Jokes aside, my simplified equation above does nothing to capture her exquisite taste level and endearingly quirky personality. It fails to convey her intense attention to detail and quality. It certainly doesn’t illustrate the creativity that is evident in the clothes and accessories. But perhaps the most important thing that this summation doesn’t account for is that she is a woman on a mission. She’s not your conventional clothing designer, and that is probably one of the biggest factors contributing to her success. Lucky for you, I got the inside scoop!
On Robots and Pop Music
I went to Parsons as a Design Technology major. I was a programmer, I was a nerd. I was making sensors and robotic stuff, it was the funnest thing in the world. But I couldn’t get a job, it was a hard gig.

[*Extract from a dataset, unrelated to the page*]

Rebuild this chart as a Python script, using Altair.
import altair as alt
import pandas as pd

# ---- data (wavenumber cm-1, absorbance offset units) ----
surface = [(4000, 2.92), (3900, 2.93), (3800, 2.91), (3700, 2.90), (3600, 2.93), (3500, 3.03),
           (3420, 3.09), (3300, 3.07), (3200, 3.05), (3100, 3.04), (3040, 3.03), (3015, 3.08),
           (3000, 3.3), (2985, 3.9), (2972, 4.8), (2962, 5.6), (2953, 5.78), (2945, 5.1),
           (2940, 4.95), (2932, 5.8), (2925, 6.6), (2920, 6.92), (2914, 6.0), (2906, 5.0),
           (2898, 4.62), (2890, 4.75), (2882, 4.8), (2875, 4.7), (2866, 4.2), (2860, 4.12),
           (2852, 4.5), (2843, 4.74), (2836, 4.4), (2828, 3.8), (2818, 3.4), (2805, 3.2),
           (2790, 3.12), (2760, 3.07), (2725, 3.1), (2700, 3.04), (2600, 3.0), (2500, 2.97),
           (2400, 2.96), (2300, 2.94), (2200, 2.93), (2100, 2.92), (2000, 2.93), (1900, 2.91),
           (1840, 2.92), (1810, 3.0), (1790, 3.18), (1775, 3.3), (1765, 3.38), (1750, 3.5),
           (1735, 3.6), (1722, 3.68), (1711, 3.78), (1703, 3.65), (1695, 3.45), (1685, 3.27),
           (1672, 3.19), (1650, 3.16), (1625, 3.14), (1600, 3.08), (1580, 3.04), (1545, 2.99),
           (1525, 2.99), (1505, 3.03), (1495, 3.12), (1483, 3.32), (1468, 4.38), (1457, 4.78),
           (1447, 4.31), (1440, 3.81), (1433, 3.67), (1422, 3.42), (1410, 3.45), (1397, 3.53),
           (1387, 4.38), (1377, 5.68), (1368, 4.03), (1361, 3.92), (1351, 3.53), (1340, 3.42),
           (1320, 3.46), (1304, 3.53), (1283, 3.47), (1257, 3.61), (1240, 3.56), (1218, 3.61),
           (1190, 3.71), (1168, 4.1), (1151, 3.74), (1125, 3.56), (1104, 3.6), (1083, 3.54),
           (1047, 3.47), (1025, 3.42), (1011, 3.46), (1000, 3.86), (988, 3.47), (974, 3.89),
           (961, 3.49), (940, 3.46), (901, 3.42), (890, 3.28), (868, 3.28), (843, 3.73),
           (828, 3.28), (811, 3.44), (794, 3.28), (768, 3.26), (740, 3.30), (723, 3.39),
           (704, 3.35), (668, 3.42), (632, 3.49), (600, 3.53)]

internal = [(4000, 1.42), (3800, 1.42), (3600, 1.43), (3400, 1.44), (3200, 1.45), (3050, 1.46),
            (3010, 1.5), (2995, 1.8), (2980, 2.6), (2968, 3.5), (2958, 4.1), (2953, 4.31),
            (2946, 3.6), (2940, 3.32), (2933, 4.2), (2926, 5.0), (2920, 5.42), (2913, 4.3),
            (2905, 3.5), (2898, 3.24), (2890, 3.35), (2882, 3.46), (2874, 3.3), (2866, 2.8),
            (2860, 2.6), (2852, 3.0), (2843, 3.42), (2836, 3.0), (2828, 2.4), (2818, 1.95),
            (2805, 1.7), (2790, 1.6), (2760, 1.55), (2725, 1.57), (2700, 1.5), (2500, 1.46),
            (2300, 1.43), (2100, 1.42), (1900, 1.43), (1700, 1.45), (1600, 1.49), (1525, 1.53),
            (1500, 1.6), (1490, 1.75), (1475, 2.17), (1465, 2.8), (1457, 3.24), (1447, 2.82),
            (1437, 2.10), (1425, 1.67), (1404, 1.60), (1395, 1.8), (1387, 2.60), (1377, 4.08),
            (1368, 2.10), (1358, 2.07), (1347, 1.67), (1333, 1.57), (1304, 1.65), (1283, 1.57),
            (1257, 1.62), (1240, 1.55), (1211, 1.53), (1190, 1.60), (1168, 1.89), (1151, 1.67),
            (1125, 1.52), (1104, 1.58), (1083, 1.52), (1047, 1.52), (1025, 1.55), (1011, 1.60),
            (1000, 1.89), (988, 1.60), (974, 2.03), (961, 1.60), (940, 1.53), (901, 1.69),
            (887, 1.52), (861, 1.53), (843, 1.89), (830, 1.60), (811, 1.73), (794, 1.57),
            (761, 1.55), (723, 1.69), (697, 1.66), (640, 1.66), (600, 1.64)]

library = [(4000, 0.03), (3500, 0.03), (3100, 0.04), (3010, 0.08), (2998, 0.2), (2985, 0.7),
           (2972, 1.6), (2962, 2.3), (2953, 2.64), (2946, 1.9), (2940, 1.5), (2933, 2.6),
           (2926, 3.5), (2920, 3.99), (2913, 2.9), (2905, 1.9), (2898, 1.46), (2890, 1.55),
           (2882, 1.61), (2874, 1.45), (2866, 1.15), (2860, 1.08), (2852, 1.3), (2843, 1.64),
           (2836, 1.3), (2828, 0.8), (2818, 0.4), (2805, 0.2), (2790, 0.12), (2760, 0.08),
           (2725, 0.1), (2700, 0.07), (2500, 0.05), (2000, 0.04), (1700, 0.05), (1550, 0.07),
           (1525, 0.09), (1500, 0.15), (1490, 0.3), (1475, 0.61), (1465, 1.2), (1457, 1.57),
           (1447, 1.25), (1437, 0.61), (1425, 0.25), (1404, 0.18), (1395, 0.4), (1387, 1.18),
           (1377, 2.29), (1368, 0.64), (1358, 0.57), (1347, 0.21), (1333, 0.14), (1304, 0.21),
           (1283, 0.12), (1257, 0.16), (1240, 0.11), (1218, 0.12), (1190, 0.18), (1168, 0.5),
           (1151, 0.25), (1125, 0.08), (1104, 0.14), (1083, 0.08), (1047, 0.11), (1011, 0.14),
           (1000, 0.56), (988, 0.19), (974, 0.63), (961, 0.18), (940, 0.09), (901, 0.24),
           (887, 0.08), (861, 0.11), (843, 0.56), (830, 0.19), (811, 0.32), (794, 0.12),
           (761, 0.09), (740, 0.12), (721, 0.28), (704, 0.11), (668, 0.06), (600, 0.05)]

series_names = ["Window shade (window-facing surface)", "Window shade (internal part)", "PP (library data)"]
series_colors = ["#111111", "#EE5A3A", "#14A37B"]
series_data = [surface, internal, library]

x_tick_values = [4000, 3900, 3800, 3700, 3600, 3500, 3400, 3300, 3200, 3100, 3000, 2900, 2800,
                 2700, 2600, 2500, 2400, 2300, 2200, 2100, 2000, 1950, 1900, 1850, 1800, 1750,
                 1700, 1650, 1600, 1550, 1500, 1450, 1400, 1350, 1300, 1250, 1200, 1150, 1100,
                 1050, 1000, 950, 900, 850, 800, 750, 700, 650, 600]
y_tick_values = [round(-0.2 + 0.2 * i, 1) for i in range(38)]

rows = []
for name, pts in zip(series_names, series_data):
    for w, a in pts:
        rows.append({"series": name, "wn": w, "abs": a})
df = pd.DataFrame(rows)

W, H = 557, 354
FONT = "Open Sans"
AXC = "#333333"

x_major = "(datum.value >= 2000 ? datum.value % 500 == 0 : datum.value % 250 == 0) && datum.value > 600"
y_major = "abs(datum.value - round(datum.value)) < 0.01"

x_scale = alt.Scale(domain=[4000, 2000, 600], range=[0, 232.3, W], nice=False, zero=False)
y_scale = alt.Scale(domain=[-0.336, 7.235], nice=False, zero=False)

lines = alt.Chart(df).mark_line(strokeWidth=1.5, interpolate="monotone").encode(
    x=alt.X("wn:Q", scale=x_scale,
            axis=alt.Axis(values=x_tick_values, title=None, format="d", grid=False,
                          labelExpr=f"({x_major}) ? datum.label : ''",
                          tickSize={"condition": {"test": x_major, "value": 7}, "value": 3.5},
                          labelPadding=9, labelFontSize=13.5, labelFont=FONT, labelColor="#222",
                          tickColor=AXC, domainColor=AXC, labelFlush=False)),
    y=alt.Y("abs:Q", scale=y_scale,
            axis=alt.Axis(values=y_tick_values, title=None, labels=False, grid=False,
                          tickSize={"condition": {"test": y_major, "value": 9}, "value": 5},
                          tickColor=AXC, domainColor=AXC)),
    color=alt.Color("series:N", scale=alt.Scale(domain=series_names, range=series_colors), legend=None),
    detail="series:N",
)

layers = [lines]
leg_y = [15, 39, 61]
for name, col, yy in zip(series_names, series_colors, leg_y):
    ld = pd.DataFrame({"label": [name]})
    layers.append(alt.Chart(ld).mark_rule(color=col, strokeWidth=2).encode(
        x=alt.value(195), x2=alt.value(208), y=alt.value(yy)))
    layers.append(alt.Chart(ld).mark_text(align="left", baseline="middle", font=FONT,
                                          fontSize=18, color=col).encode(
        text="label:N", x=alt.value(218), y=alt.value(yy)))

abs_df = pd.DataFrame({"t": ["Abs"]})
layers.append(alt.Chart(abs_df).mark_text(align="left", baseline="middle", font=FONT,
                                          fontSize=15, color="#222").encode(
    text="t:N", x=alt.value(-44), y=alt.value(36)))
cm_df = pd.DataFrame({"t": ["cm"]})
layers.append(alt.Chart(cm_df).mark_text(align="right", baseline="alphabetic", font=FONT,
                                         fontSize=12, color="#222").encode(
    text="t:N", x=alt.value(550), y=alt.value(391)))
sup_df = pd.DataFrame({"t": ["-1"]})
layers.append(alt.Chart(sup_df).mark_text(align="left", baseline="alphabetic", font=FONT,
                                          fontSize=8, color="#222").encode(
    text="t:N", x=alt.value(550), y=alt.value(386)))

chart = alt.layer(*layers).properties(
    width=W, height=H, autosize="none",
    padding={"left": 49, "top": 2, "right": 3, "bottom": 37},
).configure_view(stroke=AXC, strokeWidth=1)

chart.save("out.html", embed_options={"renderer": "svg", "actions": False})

After I graduated, I went back home (to Hong Kong) where I got signed as a pop singer. I was always competing when I was younger, so that was my deal. I thought I was going to be a singer. It was a dream come true, but I hated it. It wasn’t what I thought it would be. I escaped and came back here (to New York), but I couldn’t get a job because I didn’t have a visa.
On Making Her Own Way
I’ve always been really handy, I like making things. I started making jewelry and selling it on the street. Then I opened a really small store in the Lower East Side right below my apartment. My parents are also in garments/manufacturing so I talked to my mom. I said “You know people, you know samples. Can you get me whatever they don’t want or don’t sell”. So she started co-buying with me, and we slowly created a shop where we were selling one-off samples. It would just be whatever we liked, and we would have direct access to it at a good price because we would get it directly from the sampler. That’s when I started using my designer brain in a wider spectrum of what fashion is.
On Identifying a Need
I don’t know anything about fashion, all I know is that people can hardly afford it now. A lot of my friends, like myself, have designer backgrounds. We like nice stuff, and we should be able to get something of quality for $200, not $800.
When you do product development, of course there are challenges. And then I realized one thing. A lot of money is flushed into PR and things that don’t go strictly to the consumer. I thought to myself, what if I stripped down all of the unnecessary to keep it at an accessible price point.
On Solving a Problem
Design is such a universal language. It’s not a good piece of design if you can’t wear it everyday. Every piece in here needs to work the hardest in your wardrobe. We don’t want you to buy a million things, we want you to buy 2 or 3 things and build a wardrobe out of it. Everything that we do is in service to that.
At the end of the day, I want people to look at my clothes and think it’s a good product. Of course it has to be beautiful, that’s a given. But good design also has to include good materials and craftsmanship.
On Creating an Experience
I want to give people this experience of going into a store that’s a good environment, people are nice to you and help you find the right thing. It’s important to me to hold integrity in that because I think it’s as much a part of the brand, it’s not just about the product.